▶ **Short exercise**: Starting at the top of the listing, extract every line up to and including the one with "import * as". Pictures stay out of the copy.

▶ **Data segment**:
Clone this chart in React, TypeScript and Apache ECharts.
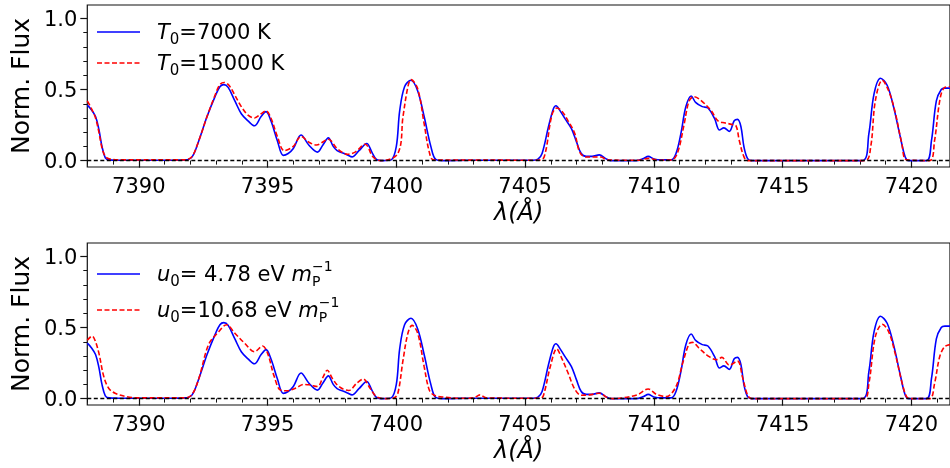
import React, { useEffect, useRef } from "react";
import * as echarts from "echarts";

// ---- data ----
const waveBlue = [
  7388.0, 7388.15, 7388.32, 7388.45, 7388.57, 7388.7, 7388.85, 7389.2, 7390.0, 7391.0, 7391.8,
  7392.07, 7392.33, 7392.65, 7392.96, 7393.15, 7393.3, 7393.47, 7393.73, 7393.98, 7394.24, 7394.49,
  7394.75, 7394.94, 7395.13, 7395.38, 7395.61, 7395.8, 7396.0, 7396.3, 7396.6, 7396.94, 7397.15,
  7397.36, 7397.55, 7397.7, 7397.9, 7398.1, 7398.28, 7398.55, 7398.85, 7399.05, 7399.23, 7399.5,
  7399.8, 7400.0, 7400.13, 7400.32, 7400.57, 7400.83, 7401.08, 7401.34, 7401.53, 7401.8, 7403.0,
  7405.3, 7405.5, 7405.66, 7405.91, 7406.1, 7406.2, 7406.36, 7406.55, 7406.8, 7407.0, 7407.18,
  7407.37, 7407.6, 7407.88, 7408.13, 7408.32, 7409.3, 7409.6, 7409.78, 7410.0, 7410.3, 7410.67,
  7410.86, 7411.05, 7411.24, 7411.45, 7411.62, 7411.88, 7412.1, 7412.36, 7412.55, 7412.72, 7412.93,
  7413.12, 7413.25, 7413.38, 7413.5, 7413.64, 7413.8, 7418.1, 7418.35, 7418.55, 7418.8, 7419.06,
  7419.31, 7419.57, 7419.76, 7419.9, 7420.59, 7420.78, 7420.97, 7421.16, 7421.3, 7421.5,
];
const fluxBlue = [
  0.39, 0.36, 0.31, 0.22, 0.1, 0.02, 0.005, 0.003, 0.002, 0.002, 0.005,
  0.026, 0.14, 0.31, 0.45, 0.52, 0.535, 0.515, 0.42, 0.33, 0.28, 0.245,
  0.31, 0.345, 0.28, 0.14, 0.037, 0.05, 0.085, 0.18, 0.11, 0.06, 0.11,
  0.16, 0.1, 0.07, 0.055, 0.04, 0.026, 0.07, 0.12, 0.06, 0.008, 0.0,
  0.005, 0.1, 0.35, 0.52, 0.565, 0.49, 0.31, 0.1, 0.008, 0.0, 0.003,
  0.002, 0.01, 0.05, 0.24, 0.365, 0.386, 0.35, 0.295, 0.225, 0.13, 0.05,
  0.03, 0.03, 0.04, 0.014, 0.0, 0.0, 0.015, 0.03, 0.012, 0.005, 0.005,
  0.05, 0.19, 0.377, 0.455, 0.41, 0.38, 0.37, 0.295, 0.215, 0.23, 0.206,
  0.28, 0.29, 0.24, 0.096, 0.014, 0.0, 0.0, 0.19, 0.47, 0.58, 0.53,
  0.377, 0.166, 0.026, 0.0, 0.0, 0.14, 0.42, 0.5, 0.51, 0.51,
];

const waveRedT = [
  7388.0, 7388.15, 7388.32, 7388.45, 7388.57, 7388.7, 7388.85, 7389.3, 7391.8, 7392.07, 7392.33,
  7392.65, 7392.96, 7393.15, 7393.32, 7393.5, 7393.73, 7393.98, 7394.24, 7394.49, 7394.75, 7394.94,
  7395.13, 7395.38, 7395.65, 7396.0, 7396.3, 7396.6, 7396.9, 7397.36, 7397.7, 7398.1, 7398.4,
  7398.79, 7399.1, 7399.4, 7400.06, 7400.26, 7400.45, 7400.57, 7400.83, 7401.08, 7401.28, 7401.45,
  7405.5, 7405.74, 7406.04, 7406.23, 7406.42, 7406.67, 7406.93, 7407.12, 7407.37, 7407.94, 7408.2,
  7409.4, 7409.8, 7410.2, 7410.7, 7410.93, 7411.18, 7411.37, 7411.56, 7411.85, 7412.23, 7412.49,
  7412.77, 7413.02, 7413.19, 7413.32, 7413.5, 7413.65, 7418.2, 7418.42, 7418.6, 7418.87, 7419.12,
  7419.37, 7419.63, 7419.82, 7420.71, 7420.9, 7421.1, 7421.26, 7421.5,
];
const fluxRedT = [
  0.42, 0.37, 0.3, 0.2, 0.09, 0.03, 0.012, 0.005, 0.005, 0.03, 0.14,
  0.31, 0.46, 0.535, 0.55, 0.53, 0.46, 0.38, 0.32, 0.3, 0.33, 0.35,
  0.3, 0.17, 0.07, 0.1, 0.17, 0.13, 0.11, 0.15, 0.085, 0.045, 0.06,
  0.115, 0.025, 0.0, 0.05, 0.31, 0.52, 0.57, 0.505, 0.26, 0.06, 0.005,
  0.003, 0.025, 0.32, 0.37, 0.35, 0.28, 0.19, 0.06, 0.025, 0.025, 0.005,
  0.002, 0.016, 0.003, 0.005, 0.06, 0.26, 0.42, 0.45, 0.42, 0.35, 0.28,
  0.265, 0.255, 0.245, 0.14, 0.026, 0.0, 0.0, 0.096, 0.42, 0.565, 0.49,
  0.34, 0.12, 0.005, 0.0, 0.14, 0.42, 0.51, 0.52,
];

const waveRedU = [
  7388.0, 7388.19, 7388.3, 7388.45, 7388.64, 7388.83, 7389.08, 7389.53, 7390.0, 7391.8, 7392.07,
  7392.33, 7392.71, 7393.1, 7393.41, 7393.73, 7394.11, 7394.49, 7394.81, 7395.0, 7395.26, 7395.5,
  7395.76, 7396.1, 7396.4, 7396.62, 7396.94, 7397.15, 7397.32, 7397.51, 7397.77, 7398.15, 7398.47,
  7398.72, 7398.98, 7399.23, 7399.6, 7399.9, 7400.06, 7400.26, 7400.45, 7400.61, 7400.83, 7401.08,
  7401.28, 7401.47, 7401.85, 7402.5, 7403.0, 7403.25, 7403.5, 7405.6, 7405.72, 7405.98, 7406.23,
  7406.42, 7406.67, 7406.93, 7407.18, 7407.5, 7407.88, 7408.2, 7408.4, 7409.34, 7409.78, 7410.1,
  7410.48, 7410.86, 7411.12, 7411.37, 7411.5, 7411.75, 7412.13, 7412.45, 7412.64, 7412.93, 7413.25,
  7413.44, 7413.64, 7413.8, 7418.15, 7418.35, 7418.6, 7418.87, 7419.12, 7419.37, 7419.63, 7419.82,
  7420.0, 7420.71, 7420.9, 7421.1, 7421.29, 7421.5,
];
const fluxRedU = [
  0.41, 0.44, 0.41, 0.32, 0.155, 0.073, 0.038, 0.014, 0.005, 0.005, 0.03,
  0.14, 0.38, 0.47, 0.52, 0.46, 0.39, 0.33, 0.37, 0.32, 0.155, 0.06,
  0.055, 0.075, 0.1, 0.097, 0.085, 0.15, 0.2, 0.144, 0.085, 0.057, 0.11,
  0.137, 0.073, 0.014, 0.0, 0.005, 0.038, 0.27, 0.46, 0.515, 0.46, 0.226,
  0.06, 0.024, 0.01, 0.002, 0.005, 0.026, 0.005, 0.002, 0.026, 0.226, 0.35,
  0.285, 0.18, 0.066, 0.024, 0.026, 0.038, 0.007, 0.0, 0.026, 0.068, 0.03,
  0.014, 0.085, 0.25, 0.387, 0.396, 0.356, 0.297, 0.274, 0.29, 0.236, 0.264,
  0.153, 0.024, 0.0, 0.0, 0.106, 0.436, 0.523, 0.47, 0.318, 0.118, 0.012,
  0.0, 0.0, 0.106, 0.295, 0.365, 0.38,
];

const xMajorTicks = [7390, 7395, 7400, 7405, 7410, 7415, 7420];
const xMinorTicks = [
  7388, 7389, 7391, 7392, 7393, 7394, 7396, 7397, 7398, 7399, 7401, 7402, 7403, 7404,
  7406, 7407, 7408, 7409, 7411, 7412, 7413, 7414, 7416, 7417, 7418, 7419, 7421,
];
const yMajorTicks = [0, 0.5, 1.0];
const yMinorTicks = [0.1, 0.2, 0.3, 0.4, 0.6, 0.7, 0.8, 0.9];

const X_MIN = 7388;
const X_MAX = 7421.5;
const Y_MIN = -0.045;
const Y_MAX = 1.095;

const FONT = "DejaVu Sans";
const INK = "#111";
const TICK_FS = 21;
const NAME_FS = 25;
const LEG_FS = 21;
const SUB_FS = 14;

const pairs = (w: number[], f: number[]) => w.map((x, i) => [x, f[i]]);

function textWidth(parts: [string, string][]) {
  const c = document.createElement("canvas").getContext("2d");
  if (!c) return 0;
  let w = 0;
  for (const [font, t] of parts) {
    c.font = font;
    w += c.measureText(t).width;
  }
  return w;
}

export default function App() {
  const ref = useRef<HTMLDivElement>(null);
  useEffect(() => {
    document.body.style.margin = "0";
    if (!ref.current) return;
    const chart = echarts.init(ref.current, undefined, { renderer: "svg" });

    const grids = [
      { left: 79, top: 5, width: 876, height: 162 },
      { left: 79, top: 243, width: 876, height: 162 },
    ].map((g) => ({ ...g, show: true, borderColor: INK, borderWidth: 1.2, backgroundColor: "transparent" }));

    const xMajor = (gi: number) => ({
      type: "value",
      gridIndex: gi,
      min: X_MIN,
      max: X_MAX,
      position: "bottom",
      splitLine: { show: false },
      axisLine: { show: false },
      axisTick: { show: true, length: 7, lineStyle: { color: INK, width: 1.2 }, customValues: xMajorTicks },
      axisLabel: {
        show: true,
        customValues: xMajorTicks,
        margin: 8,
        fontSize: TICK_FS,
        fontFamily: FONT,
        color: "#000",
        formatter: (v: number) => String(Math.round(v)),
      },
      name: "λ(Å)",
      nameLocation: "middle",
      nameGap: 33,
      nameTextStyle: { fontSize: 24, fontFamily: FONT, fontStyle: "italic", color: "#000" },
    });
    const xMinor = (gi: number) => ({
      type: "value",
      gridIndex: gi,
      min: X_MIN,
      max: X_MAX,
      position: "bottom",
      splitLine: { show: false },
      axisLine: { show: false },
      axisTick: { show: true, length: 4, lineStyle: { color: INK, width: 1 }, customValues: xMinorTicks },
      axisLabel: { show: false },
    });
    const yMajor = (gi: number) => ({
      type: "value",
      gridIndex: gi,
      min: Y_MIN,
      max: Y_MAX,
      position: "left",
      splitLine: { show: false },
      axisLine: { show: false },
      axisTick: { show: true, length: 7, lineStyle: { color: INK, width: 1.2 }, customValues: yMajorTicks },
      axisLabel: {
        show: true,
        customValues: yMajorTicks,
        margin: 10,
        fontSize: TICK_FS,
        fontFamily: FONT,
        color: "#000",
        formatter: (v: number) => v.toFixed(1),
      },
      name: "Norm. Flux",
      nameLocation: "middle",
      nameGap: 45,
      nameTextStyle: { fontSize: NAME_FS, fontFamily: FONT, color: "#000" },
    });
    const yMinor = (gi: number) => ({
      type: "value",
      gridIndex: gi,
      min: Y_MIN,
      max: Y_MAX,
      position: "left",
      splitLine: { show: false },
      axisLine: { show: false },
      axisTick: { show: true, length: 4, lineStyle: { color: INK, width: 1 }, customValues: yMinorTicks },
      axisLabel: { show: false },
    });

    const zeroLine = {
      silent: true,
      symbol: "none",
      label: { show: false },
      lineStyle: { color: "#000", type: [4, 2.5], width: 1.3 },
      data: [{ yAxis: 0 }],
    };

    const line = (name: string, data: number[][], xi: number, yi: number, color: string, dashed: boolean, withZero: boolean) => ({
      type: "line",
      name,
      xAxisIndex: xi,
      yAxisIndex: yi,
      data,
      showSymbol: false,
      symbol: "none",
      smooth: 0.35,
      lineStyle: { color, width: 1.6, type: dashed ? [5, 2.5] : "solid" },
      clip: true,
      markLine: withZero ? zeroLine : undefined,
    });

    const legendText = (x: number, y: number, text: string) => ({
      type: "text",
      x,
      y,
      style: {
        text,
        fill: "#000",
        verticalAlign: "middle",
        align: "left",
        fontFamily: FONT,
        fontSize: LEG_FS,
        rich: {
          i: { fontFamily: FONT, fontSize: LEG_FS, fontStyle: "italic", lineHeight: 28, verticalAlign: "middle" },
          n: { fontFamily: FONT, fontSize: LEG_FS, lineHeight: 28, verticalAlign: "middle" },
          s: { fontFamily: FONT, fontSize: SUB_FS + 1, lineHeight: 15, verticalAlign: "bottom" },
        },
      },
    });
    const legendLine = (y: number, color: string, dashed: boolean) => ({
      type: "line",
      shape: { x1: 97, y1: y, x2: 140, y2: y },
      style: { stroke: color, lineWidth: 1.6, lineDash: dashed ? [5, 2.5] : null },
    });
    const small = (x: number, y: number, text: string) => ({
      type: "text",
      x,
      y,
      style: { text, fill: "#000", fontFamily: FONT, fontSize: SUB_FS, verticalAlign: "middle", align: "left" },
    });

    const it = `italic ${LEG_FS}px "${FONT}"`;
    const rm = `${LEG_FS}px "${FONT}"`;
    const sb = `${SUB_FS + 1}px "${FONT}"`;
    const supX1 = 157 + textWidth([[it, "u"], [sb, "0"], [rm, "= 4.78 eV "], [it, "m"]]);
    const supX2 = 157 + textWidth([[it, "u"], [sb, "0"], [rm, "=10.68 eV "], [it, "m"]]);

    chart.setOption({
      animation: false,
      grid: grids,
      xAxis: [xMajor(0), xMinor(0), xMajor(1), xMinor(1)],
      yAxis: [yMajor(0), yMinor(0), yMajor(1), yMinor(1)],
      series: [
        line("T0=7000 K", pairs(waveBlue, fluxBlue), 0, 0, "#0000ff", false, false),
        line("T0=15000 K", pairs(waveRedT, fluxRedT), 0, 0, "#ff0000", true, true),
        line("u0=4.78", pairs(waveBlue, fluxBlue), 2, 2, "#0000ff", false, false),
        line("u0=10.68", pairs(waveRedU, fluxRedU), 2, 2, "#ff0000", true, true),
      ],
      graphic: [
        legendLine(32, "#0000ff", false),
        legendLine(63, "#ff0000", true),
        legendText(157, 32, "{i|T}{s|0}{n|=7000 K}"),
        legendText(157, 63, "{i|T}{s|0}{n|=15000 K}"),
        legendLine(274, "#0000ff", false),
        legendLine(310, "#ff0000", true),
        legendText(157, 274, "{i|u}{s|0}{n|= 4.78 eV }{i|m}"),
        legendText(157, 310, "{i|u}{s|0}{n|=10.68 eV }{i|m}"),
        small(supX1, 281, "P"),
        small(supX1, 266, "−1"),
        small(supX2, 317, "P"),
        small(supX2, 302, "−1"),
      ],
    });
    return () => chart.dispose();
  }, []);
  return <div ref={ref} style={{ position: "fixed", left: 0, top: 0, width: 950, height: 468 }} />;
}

▶ **Exercise output**:
Clone this chart in React, TypeScript and Apache ECharts.
import React, { useEffect, useRef } from "react";
import * as echarts from "echarts";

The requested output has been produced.